### TO BE DONE
Only the lines from the start of the data to the line containing "from matplotlib.patches import Rectangle", both included, should be output, exactly and without pictures.

### COLLECTED DATA
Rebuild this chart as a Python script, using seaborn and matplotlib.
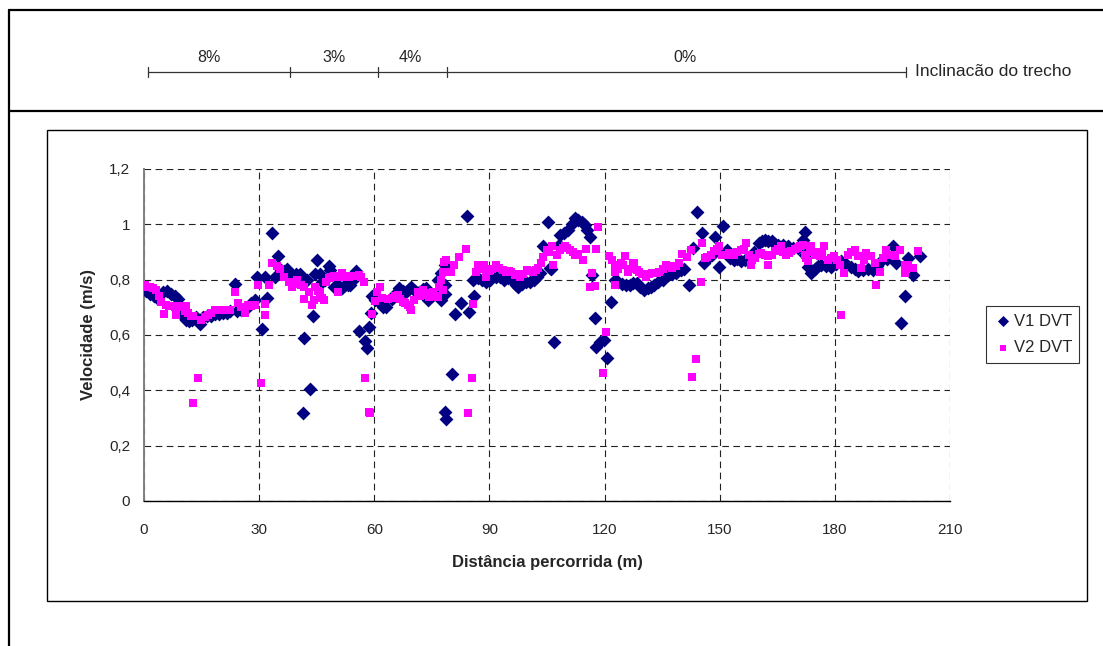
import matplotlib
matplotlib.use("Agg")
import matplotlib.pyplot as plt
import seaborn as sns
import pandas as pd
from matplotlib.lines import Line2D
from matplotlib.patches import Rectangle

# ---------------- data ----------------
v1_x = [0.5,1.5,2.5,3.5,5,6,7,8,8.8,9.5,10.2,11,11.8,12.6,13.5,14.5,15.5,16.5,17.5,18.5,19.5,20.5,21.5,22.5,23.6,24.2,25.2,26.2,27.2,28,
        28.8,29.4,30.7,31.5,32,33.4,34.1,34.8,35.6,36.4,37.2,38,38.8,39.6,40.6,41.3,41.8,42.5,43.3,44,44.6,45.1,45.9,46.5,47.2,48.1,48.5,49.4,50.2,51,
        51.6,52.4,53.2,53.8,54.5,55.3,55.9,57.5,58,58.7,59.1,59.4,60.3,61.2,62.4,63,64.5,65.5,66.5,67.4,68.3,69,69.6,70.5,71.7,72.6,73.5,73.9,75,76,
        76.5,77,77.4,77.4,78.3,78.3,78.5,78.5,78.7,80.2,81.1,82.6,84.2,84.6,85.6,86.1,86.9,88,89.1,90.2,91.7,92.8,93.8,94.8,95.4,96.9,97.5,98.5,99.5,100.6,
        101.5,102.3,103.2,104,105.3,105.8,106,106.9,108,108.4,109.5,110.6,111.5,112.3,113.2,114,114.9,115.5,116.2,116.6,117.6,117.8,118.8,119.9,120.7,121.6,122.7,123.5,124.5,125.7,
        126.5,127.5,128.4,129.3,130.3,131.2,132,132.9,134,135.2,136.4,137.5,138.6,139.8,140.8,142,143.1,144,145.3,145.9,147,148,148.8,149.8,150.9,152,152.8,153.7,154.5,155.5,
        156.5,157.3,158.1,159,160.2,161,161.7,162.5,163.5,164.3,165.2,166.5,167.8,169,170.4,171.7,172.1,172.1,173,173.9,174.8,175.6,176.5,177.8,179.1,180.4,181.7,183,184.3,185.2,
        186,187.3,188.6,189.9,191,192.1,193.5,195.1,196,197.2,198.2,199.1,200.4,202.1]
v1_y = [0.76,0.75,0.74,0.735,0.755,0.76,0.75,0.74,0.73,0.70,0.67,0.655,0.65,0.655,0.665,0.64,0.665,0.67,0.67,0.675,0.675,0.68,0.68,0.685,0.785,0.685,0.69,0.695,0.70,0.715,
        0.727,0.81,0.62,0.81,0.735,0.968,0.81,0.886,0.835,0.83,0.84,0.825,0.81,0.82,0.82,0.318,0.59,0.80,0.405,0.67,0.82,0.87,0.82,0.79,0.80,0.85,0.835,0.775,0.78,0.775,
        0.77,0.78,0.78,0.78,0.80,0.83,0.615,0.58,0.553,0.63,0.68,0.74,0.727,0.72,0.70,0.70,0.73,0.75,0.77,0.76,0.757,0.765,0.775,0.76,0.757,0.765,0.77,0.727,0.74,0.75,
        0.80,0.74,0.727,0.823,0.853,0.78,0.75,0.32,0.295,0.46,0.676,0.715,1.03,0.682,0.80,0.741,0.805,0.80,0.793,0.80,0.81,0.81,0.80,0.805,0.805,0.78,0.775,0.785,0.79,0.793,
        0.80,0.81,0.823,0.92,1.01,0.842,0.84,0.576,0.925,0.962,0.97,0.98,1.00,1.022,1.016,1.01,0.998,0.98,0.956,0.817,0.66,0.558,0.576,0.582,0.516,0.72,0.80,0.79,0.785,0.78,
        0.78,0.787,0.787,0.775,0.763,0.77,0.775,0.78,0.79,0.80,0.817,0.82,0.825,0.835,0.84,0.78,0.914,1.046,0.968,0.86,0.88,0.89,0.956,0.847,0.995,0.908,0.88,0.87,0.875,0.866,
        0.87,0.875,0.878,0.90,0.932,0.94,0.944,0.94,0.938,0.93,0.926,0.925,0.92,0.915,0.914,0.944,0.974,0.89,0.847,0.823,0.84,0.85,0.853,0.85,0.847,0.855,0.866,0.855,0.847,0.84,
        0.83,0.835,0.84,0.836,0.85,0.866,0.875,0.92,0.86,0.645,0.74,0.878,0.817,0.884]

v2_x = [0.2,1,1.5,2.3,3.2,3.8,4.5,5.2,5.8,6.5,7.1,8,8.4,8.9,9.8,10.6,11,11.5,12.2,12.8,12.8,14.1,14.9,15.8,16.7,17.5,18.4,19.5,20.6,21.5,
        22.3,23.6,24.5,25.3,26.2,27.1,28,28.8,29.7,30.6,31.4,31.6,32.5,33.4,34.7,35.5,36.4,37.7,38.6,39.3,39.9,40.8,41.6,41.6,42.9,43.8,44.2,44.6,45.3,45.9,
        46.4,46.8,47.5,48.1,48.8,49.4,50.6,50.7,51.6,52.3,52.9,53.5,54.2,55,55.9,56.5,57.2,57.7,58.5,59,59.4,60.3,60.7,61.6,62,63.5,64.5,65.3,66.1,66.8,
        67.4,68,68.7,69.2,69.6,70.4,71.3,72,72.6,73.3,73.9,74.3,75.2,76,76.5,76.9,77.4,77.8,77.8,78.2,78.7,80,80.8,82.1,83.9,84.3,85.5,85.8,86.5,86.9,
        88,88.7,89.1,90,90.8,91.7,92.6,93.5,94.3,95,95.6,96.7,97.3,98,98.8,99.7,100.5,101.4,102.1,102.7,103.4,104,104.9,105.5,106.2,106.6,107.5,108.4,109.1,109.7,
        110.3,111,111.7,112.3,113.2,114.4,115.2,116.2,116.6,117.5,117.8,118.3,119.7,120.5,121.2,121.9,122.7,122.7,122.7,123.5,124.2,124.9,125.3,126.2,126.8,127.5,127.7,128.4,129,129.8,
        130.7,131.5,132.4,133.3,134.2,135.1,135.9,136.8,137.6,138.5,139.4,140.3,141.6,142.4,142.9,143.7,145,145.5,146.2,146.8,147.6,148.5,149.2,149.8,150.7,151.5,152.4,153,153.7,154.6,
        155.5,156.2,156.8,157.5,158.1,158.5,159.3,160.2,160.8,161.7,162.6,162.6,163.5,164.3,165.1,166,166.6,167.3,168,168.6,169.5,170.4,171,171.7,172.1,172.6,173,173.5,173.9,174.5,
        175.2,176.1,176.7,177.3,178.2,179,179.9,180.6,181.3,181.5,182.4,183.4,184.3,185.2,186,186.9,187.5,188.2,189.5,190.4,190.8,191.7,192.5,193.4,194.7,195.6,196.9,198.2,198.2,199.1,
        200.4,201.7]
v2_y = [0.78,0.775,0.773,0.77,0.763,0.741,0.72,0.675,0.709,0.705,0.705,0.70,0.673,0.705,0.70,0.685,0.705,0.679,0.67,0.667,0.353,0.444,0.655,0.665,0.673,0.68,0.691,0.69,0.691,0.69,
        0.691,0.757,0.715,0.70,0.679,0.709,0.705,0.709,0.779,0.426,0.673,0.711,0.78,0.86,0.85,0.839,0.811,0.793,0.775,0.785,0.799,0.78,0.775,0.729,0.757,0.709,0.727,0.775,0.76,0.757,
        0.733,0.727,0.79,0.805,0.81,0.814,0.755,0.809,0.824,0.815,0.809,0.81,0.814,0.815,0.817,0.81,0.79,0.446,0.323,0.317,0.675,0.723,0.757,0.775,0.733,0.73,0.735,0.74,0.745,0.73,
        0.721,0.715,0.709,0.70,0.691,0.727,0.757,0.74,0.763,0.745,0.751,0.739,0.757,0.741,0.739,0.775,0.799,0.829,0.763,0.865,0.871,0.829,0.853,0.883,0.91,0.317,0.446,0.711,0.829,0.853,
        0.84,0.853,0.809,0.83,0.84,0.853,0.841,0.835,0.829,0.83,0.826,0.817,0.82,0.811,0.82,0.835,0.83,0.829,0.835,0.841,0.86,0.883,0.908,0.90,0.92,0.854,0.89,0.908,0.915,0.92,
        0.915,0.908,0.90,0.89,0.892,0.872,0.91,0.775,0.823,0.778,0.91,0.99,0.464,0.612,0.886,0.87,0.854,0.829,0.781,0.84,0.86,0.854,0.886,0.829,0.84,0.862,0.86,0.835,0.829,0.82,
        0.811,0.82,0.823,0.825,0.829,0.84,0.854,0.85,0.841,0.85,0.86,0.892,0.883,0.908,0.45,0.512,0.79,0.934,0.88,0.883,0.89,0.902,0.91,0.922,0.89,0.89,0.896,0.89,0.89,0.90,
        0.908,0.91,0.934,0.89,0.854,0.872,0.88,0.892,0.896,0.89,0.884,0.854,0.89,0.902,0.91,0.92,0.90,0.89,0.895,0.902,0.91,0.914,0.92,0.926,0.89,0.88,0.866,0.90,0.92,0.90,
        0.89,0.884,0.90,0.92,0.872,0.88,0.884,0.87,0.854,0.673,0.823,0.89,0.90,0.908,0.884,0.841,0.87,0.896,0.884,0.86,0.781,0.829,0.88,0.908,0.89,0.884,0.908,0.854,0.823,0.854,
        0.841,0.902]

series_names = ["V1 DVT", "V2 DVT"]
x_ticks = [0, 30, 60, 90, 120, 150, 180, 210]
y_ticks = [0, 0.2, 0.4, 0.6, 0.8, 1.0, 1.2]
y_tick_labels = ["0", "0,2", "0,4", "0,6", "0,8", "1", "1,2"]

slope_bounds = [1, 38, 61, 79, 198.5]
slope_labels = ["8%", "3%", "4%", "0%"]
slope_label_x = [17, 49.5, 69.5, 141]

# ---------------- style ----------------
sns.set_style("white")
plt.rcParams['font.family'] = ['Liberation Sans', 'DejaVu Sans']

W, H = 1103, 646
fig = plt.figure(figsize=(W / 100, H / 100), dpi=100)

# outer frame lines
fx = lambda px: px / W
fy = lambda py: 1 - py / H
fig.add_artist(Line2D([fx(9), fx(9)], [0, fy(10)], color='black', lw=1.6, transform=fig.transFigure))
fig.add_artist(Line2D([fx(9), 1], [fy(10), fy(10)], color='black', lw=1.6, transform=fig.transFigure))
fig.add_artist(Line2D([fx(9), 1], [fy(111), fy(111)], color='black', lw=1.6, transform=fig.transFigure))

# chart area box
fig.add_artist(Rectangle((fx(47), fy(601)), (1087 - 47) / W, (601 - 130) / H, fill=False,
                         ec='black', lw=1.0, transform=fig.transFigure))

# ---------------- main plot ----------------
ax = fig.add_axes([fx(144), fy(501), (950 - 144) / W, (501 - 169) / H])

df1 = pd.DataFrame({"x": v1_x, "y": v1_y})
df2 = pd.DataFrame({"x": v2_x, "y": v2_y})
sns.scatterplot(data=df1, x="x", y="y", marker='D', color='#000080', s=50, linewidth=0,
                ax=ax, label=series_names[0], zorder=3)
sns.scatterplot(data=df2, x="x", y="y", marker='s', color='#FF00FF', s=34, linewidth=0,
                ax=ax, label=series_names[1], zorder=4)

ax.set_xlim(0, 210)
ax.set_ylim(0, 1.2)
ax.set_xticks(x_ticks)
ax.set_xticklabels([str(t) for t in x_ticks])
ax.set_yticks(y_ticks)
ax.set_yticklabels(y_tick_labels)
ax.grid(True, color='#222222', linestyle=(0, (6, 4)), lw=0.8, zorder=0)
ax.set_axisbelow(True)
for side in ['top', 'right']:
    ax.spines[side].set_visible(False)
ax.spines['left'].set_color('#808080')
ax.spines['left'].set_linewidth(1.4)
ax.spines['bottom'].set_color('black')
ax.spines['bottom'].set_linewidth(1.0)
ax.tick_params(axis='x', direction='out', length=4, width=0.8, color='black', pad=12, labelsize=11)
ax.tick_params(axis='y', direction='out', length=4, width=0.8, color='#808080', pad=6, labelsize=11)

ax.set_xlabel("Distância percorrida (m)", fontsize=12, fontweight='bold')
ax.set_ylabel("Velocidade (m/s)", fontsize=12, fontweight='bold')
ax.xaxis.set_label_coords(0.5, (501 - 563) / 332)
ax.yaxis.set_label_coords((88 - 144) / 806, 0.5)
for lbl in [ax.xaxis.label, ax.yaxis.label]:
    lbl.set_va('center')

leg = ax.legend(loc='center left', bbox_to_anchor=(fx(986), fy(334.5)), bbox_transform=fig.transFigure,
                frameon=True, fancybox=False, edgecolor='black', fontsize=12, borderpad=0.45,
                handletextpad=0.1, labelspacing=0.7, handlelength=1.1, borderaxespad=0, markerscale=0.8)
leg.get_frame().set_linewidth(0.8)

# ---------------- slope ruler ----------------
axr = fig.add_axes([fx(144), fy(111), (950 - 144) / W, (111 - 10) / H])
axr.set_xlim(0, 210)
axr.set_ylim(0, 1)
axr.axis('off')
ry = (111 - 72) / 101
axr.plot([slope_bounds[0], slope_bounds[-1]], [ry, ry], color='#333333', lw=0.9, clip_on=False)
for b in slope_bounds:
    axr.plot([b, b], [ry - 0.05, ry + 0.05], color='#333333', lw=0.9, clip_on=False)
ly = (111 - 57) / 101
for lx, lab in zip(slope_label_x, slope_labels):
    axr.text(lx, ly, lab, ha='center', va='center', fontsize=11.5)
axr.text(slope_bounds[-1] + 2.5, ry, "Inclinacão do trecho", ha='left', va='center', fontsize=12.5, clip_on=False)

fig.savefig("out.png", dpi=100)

### SOLUTION FOR THIS TASK
Rebuild this chart as a Python script, using seaborn and matplotlib.
import matplotlib
matplotlib.use("Agg")
import matplotlib.pyplot as plt
import seaborn as sns
import pandas as pd
from matplotlib.lines import Line2D
from matplotlib.patches import Rectangle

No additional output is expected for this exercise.